Thousands of Unreported Cases
IJ researchers crawled through Indiana’s court cases to identify all forfeiture cases between 2016 and 2023. They then compared those cases to what was in the forfeiture database. What they found were nearly 2,000 missing cases. The amount of currency underreported added up to $10 million and 144 vehicle forfeitures were also unreported.
This massive underreporting is partly a function of the peculiar way that many Indiana counties prosecute forfeitures. In almost half of Indiana counties forfeiture cases are brought by private prosecutors rather than government attorneys. The private prosecutors then get to keep up to one-third of the proceeds of any successful forfeiture.
In these counties, more than half of all forfeiture cases went unreported. For counties that exclusively used government attorneys, only 14% of cases were unreported.
On top of just not filing reports, what is filed is often misreported. IJ analyzed a random sample of reports comparing them to the actual court records of the associated cases. About two-thirds of reported cases had at least one error on key details. This included how much property was forfeited or whether the case was settled.
A Distorted Picture
This nonreporting and misreporting seriously distorts the picture one could get of how forfeiture runs in Indiana. According to the reports, only 0.2% of owners contest forfeiture. But IJ’s sample showed owners contesting more than one-third of cases. The reports also show only 4% of cases settling. However, the sample showed nearly 30% of cases were settled and most of the owners got back some or all of what was seized.
This could indicate both that prosecutors aren’t bringing the airtight cases implied by the reporting and that prosecutors’ cases often fall apart when property owners fight back. It’s concerning because property owners are not entitled to an attorney in Indiana forfeiture proceedings. The median amount of cash seized in uncontested cases is $1,263. At this amount, property owners may just be making an economical decision to walk away rather than pay an attorney more than the amount seized. Two-thirds of cases in IJ’s sample were not contested.
Still, sometimes even uncontested cases ended with a judge opposing the forfeiture. For years, Marion County police have been intercepting packages at the Indianapolis FedEx processing center, the second largest in the country.
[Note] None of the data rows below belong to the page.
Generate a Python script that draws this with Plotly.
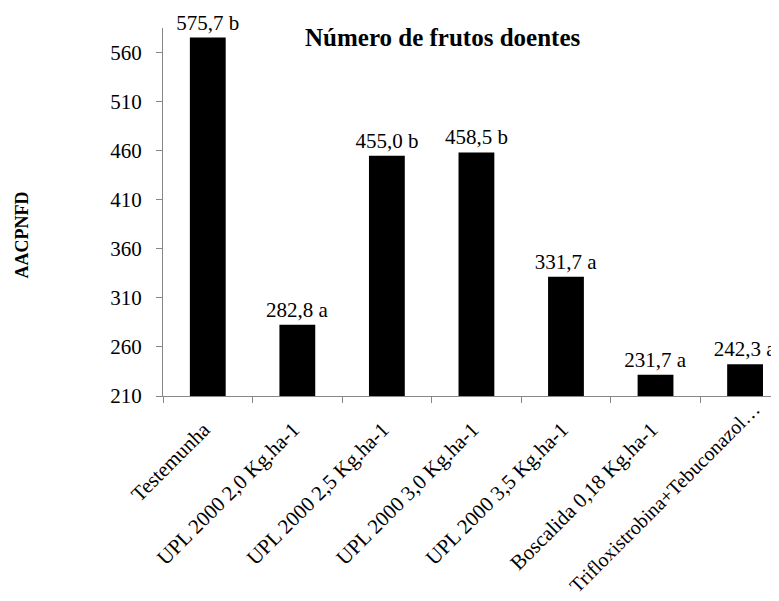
import plotly.graph_objects as go

categories = [
    "Testemunha",
    "UPL 2000 2,0 Kg.ha-1",
    "UPL 2000 2,5 Kg.ha-1",
    "UPL 2000 3,0 Kg.ha-1",
    "UPL 2000 3,5 Kg.ha-1",
    "Boscalida 0,18 Kg.ha-1",
    "Trifloxistrobina+Tebuconazol…",
]
values = [575.7, 282.8, 455.0, 458.5, 331.7, 231.7, 242.3]
letters = ["b", "a", "b", "b", "a", "a", "a"]
labels = [f"{v:.1f}".replace(".", ",") + " " + l for v, l in zip(values, letters)]

FONT = "Liberation Serif, Times New Roman, serif"
AXIS = "#868686"
FS = 21

# page body has an 8px margin, so the figure is offset by 8px in the window
OFF = 8
W, H = 779 - OFF, 601 - OFF
PL, PT, PB = 163 - OFF, 28 - OFF, 396 - OFF  # plot area edges (figure coords)
PW, PH = W - PL, PB - PT

fig = go.Figure(
    go.Bar(
        x=categories,
        y=values,
        width=0.4,
        marker=dict(color="black", line=dict(width=0)),
        text=labels,
        textposition="outside",
        constraintext="none",
        textfont=dict(family=FONT, size=FS, color="black"),
        cliponaxis=False,
    )
)

fig.update_layout(
    width=W,
    height=H,
    margin=dict(l=PL, r=0, t=PT, b=H - PB, pad=0),
    paper_bgcolor="white",
    plot_bgcolor="white",
    showlegend=False,
    font=dict(family=FONT, size=FS, color="black"),
)

# last category label is placed separately (shifted to stay inside the chart, as in the original)
ticktext = categories[:-1] + [""]

fig.update_xaxes(
    type="category",
    range=[-0.5, -0.5 + PW / 89.55],
    tickvals=categories,
    ticktext=ticktext,
    automargin=False,
    showline=True,
    linecolor=AXIS,
    linewidth=1,
    ticks="outside",
    tickson="boundaries",
    ticklen=6,
    tickcolor=AXIS,
    tickangle=-45,
    ticklabelstandoff=12,
    ticklabelshift=-4,
    tickfont=dict(family=FONT, size=FS, color="black"),
    showgrid=False,
    zeroline=False,
)

fig.update_yaxes(
    range=[210, 585.4],
    tick0=210,
    dtick=50,
    automargin=False,
    showline=True,
    linecolor=AXIS,
    linewidth=1,
    ticks="outside",
    ticklen=6,
    tickcolor=AXIS,
    ticklabelstandoff=10,
    tickfont=dict(family=FONT, size=FS, color="black"),
    showgrid=False,
    zeroline=False,
)

fig.add_annotation(
    text=categories[-1],
    xref="x", yref="paper",
    x=categories[-1], y=0,
    xanchor="right", yanchor="top",
    xshift=22, yshift=1,
    textangle=-45,
    showarrow=False,
    font=dict(family=FONT, size=20, color="black"),
)

fig.add_annotation(
    text="<b>Número de frutos doentes</b>",
    xref="paper", yref="paper",
    x=(442 - 163) / PW, y=1 + (28 - 37) / PH,
    xanchor="center", yanchor="middle",
    showarrow=False,
    font=dict(family=FONT, size=25, color="black"),
)

fig.add_annotation(
    text="<b>AACPNFD</b>",
    xref="paper", yref="paper",
    x=(21.5 - 163) / PW, y=(396 - 235) / PH,
    xanchor="center", yanchor="middle",
    textangle=-90,
    showarrow=False,
    font=dict(family=FONT, size=18, color="black"),
)

fig.write_html("out.html")
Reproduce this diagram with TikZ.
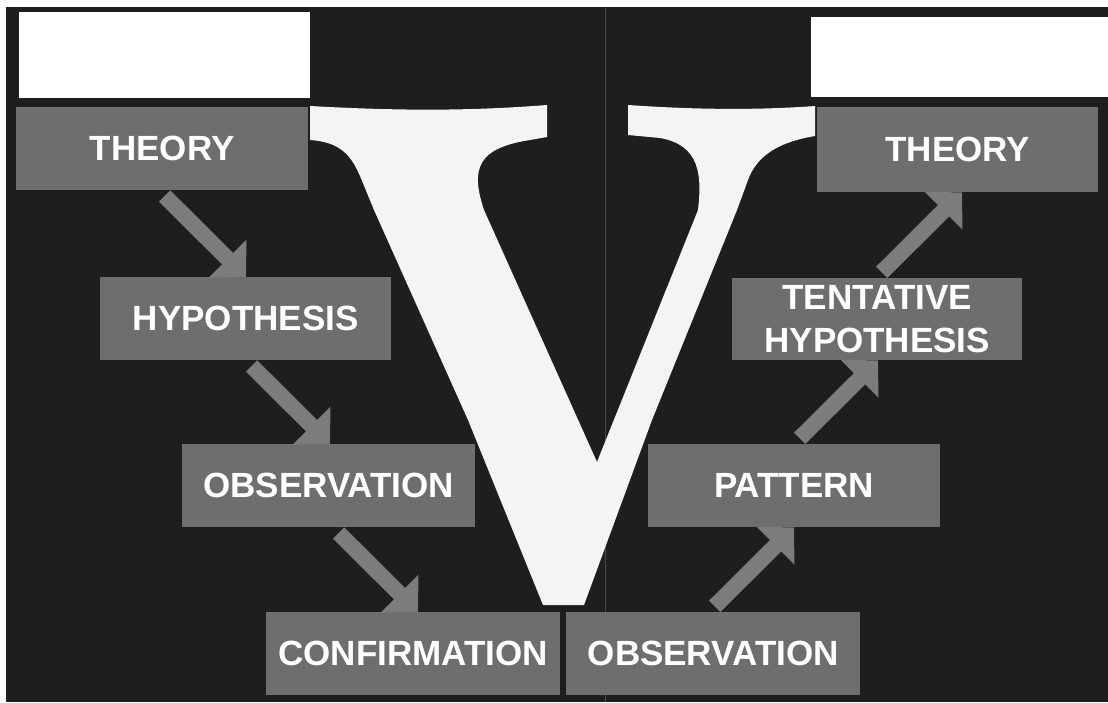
\documentclass[tikz,border=0pt]{standalone}
\usepackage{fontspec}
\setmainfont{Liberation Sans}
\usetikzlibrary{arrows.meta}
\definecolor{bgdark}{HTML}{1E1E1E}
\definecolor{boxgray}{HTML}{6E6E6E}
\definecolor{arrowgray}{HTML}{7C7C7C}
\definecolor{vwhite}{HTML}{F4F4F4}
\definecolor{seam}{HTML}{4A4A4A}
\begin{document}
\begin{tikzpicture}[x=1pt,y=-1pt,
  box/.style={fill=boxgray, draw=none, inner sep=0pt, text=white, anchor=north west,
    font=\fontsize{35}{43}\selectfont\bfseries, align=center, minimum height=83pt},
  blank/.style={fill=white, draw=none, inner sep=0pt, anchor=north west},
  flow/.style={draw=arrowgray, line width=16pt, shorten <=8pt, -{Triangle[length=26pt,width=52pt]}}]
\useasboundingbox (0,0) rectangle (1108,702);
\fill[white] (0,0) rectangle (1108,702);
\fill[bgdark] (6,7) rectangle (1108,702);
% faint scan seam
\draw[seam, line width=0.8pt] (605,8) -- (605,702);

% white label boxes
\node[blank, minimum width=291pt, minimum height=86pt] (wL) at (19,12) {};
\node[blank, minimum width=297pt, minimum height=80pt] (wR) at (811,17) {};

% the large serif V
\fill[vwhite] (310,106) .. controls (400,111) and (470,111) .. (547,105)
  -- (547,137) -- (530,140) .. controls (478,148) and (470,168) .. (484,210)
  -- (597,462) -- (698,210)
  .. controls (702,175) and (700,145) .. (660,138) -- (628,135)
  -- (628,105) .. controls (700,110) and (760,110) .. (815,106)
  -- (815,136) .. controls (785,141) and (758,152) .. (748,180)
  -- (737,210) -- (652,420) -- (584,605) -- (543,605)
  -- (468,420) -- (374,210) -- (360,176)
  .. controls (351,155) and (340,142) .. (310,140) -- cycle;

% boxes
\node[box, minimum width=292pt] (thL) at (16,107) {THEORY};
\node[box, minimum width=291pt] (hyp) at (100,277) {HYPOTHESIS};
\node[box, minimum width=293pt] (obsL) at (182,444) {OBSERVATION};
\node[box, minimum width=294pt] (conf) at (266,612) {CONFIRMATION};
\node[box, minimum width=294pt] (obsR) at (566,612) {OBSERVATION};
\node[box, minimum width=292pt] (pat) at (648,444) {PATTERN};
\node[box, minimum width=290pt, minimum height=82pt] (tent) at (732,278) {TENTATIVE\\HYPOTHESIS};
\node[box, minimum width=281pt, minimum height=85pt] (thR) at (817,107) {THEORY};

% arrows
\draw[flow] ([xshift=143pt]thL.south west) -- ([xshift=146pt]hyp.north west);
\draw[flow] ([xshift=146pt]hyp.south west) -- ([xshift=148pt]obsL.north west);
\draw[flow] ([xshift=151pt]obsL.south west) -- ([xshift=152pt]conf.north west);
\draw[flow] ([xshift=143pt]obsR.north west) -- ([xshift=146pt]pat.south west);
\draw[flow] ([xshift=146pt]pat.north west) -- ([xshift=146pt]tent.south west);
\draw[flow] ([xshift=144pt]tent.north west) -- ([xshift=145pt]thR.south west);
\end{tikzpicture}
\end{document}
When they find large amounts of cash, they attempt to forfeit the package, treating the cash as inherently criminal.
In one such case in IJ’s sample, the judge ordered the money sent on to the receiver writing: “Not a single event in the [probable cause] affidavit is a crime as detailed.” In multiple other cases in the sample, cash seized at the processing facility was returned to property owners after they contested the forfeiture.
Why Correct Reporting Matters
Police and prosecutors like to say that civil forfeiture is a crime-fighting tool, but there is no reason why taking proceeds of a crime cannot be done in a criminal case. People charged with crimes are entitled to an attorney and must be convicted beyond a reasonable doubt.
In Indiana, prosecutors only need to prove their case by a “preponderance of the evidence” that the property is connected to a crime. Prosecutors win by showing there is a greater than 50% chance the charges are true.
With these odds and the private prosecution system many Indiana counties use, there is a strong incentive to try to bring as many forfeiture cases as possible rather than bringing only strong cases where there was a clear crime. That’s just not the way justice should work in America.
Indiana is just one state, and only a handful of states have eliminated civil forfeiture. While the report should certainly be of interest to Indiana lawmakers, other federal and state officials should look more closely at forfeiture. Innocent Americans should not lose their cash, cars, and homes to the government. And the government must do a better job of accurately reporting their forfeiture cases.